Sunday, May 23, 2010

A Radical Idea That Just Might Solve Food Poverty

I've been book-shopping because TV is getting boring--I've watched all the reruns of reruns I care to watch, and my "current" shows are on summer hiatus, so I need something to keep my brain from turning further into sludge.

I've also been reading to death one particular book I already own: Eating For Victory. Putting war rationing together with the War on Obesity, it seems to me that war rationing might be the solution to obesity, hunger, and poverty in general.

Here's how I got there: if people can't or won't learn to shop for sensible, healthful foods on their own, let's revamp the food stamp program to align with the WWII ration book rather than the farm subsidy program (which it does now, as well as the carb-heavy Food Guide Pyramid).

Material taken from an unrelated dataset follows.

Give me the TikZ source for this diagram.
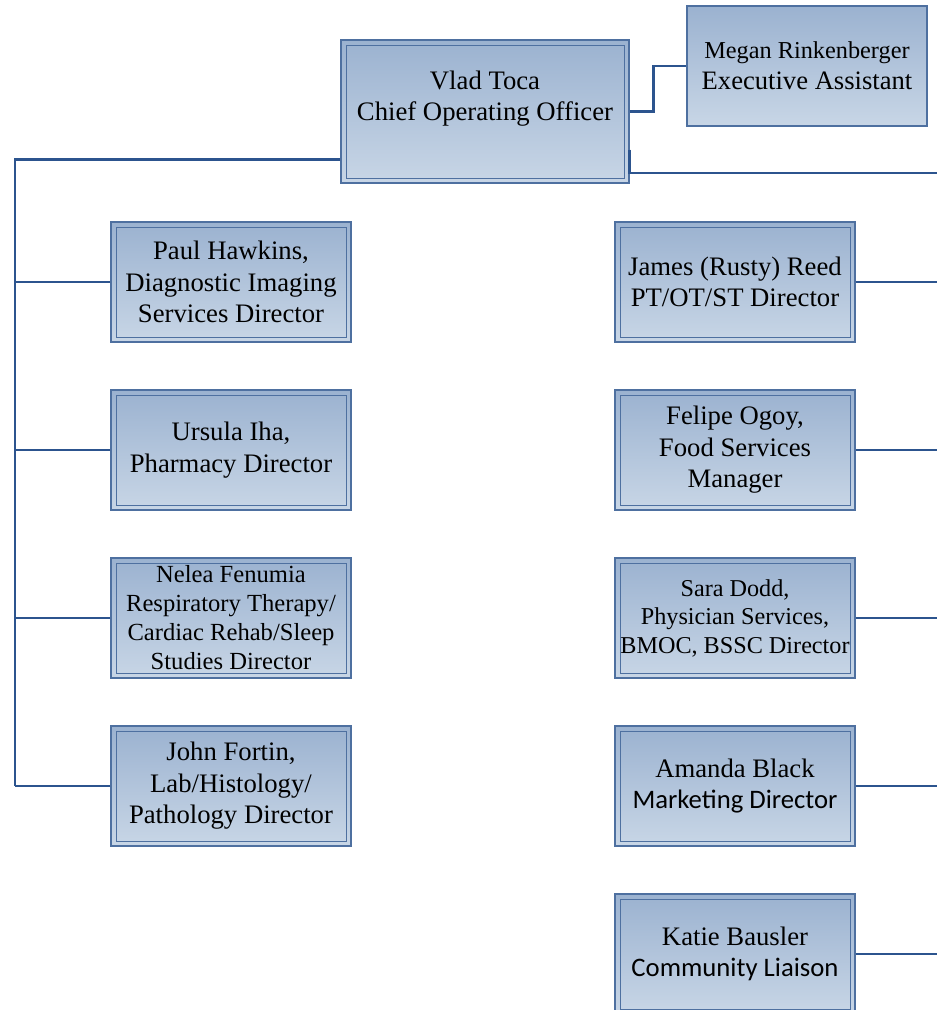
\documentclass[tikz,border=0pt]{standalone}
\usepackage{fontspec}
\setmainfont{Liberation Serif}
\newfontfamily\calibrifont{Carlito}
\usetikzlibrary{positioning}

\definecolor{boxtop}{RGB}{155,178,208}
\definecolor{boxbot}{RGB}{200,214,230}
\definecolor{boxline}{RGB}{78,112,160}
\definecolor{linkblue}{RGB}{44,84,142}

\tikzset{
  plainbox/.style={draw=boxline, line width=1.2pt, top color=boxtop, bottom color=boxbot,
    minimum width=240pt, minimum height=120pt, inner sep=0pt, align=center,
    font=\fontsize{26.7}{31.5}\selectfont},
  staffbox/.style={plainbox,
    path picture={\draw[boxline, line width=1pt]
      ([shift={(5pt,-5pt)}]path picture bounding box.north west) rectangle
      ([shift={(-5pt,5pt)}]path picture bounding box.south east);}},
  link/.style={draw=linkblue, line width=2.4pt}
}

\begin{document}
\begin{tikzpicture}[x=1pt, y=1pt]
  \useasboundingbox (0,0) rectangle (937,-1010);

  % top
  \node (coo) [staffbox, minimum width=288pt, minimum height=143pt] at (485,-111.5)
    {Vlad Toca\\Chief Operating Officer\\\mbox{}};
  \node (megan) [plainbox, font=\fontsize{26.6}{31}\selectfont] at (807,-66)
    {{\fontsize{24.3}{31}\selectfont Megan Rinkenberger}\\Executive Assistant};

  % left column
  \node (paul) [staffbox] at (231,-282) {Paul Hawkins,\\Diagnostic Imaging\\Services Director};
  \node (ursula) [staffbox, below=46.8pt of paul] {Ursula Iha,\\Pharmacy Director};
  \node (nelea) [staffbox, below=46.8pt of ursula, font=\fontsize{24.6}{29}\selectfont]
    {Nelea Fenumia\\Respiratory Therapy/\\Cardiac Rehab/Sleep\\Studies Director};
  \node (john) [staffbox, below=46.8pt of nelea] {John Fortin,\\Lab/Histology/\\Pathology Director};

  % right column
  \node (james) [staffbox] at (735,-282) {James (Rusty) Reed\\PT/OT/ST Director};
  \node (felipe) [staffbox, below=46.8pt of james] {Felipe Ogoy,\\Food Services\\Manager};
  \node (sara) [staffbox, below=46.8pt of felipe, font=\fontsize{24.2}{28.5}\selectfont]
    {Sara Dodd,\\Physician Services,\\BMOC, BSSC Director};
  \node (amanda) [staffbox, below=46.8pt of sara] {Amanda Black\\{\calibrifont Marketing Director}};
  \node (katie) [staffbox, below=46.8pt of amanda] {Katie Bausler\\{\calibrifont Community Liaison}};

  \coordinate (ltrunk) at (15,0);
  \coordinate (rtop) at (937,-173);

  \draw[link] (coo.east) -- ++(24,0) |- (megan.west);
  \draw[link] ([yshift=-48pt]coo.west) -| (john.west -| ltrunk);
  \draw[link] ([yshift=34pt]coo.south east) |- (rtop);

  \foreach \n in {paul,ursula,nelea,john}
    \draw[link] (\n.west) -- (\n.west -| ltrunk);
  \foreach \n in {james,felipe,sara,amanda,katie}
    \draw[link] (\n.east) -- (\n.east -| rtop);
\end{tikzpicture}
\end{document}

One paragraph in particular from the book's intro from Jill Norman gave me the spark from which this brainchild was born:

"During the war, although there were privations and shortages, people generally had a good diet. When the war ended, it was found that the average food intake had risen from where it began. This was mostly because many poor people had been too poor to feed themselves properly, but with virtually no unemployment and the rationing system, with its fixed prices, they ate better than in the past."

...

"People at all levels of society took nutrition seriously and fed their families sensibly with rations and whatever vegetables and fruit was available, and with less sugar and fewer sweet snacks there was less tooth decay. As a whole, the population was slimmer and healthier than it is today; people ate less fat and sugar, less meat, and many more vegetables."

I know this is just fantasy, and I need to learn much more about the rationing system and what went into it (and what got left out of it), but this crazy idea came to me, and I wanted to share it. Could this be THE ANSWER to poverty, obesity, and excess in general? The bad news is it may be coming back our way whether we want it or not, thanks to global economic calamity and Obama's war on excess.

To top this off, there's a group of people over at The Dollar Stretcher forums who regularly engage in "ration living", and compare notes on how much money was saved, and how much weight was lost. I just might have to check in.

I'm also curious as to whether they maintain this way of living even when times are good.